Problem details: Write out the listing, please, but only from its first line through the line containing "value_ticks = [0, 5, 10, 15, 20]", exactly as given and without pictures.

Source data:
****************************************
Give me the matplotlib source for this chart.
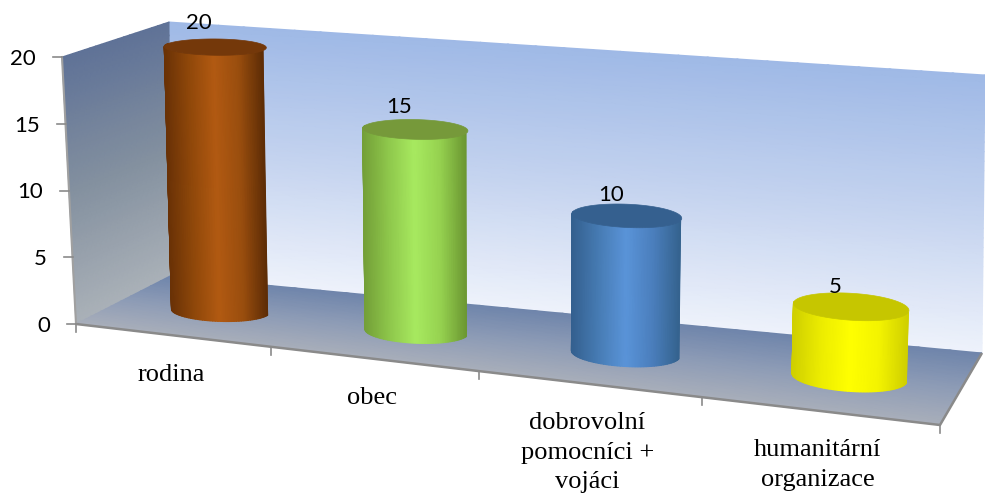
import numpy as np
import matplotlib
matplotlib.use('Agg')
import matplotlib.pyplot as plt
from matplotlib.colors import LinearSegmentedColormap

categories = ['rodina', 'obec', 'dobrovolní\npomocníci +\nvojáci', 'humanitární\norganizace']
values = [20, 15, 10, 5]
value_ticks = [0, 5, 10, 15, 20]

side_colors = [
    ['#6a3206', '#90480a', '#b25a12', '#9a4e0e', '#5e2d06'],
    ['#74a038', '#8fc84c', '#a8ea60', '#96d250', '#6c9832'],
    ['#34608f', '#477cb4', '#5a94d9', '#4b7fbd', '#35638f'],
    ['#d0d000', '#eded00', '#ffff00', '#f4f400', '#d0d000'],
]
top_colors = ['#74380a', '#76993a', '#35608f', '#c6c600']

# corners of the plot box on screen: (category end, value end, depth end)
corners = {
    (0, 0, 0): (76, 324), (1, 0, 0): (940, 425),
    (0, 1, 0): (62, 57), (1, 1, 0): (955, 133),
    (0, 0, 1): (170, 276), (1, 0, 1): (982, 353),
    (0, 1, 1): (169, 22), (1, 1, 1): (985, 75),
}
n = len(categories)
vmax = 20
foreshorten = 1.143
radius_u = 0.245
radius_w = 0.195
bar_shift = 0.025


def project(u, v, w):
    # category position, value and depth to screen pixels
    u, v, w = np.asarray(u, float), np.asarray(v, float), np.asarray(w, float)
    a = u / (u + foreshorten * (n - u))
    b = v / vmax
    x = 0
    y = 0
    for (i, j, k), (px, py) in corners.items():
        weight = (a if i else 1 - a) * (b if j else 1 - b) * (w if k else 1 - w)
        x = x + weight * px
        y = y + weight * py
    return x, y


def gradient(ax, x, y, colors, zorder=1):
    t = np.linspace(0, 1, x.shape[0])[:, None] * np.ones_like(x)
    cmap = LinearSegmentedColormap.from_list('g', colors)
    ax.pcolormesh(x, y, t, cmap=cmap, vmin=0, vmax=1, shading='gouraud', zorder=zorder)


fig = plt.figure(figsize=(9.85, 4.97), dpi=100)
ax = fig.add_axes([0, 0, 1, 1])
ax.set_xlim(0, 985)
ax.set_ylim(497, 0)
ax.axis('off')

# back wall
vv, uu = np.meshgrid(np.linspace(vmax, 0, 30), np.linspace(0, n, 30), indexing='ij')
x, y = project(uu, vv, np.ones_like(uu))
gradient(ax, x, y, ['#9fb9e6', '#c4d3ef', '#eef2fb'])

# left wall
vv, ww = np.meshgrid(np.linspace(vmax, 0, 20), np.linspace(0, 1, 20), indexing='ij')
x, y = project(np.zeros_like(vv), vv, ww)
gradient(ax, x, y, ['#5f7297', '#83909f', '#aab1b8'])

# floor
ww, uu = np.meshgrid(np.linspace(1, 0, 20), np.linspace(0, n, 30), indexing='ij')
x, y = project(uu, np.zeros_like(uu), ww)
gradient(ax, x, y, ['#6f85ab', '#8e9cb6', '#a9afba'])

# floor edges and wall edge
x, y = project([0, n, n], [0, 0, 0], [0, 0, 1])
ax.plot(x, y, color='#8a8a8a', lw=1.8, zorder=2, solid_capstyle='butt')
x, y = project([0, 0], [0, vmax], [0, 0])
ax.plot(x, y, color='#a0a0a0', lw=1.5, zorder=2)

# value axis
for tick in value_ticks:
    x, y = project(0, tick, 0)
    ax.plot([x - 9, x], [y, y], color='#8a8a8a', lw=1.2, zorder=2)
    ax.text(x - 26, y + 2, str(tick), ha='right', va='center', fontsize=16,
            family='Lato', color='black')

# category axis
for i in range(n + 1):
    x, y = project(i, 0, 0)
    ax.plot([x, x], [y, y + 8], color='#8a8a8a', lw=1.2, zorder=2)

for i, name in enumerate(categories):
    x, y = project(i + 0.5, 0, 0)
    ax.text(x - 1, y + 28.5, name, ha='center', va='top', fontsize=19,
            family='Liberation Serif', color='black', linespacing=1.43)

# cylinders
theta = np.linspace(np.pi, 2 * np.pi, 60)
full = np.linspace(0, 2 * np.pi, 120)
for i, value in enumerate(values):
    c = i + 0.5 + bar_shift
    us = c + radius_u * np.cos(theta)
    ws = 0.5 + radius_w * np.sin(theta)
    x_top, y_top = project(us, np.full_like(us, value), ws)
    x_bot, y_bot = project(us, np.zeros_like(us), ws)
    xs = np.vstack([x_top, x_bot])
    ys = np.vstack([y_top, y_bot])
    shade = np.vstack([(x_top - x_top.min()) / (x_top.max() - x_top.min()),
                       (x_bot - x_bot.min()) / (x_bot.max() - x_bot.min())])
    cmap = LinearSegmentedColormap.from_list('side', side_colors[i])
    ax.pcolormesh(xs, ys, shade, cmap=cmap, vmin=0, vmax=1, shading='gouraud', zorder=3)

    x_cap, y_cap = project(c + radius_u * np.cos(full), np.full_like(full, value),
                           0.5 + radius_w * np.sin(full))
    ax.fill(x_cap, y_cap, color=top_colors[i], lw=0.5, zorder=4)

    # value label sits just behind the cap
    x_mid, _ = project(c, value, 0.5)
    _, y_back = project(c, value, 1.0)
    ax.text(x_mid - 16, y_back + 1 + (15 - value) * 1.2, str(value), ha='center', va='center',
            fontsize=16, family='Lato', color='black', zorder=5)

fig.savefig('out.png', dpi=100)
****************************************
Output of the exercise:
Give me the matplotlib source for this chart.
import numpy as np
import matplotlib
matplotlib.use('Agg')
import matplotlib.pyplot as plt
from matplotlib.colors import LinearSegmentedColormap

categories = ['rodina', 'obec', 'dobrovolní\npomocníci +\nvojáci', 'humanitární\norganizace']
values = [20, 15, 10, 5]
value_ticks = [0, 5, 10, 15, 20]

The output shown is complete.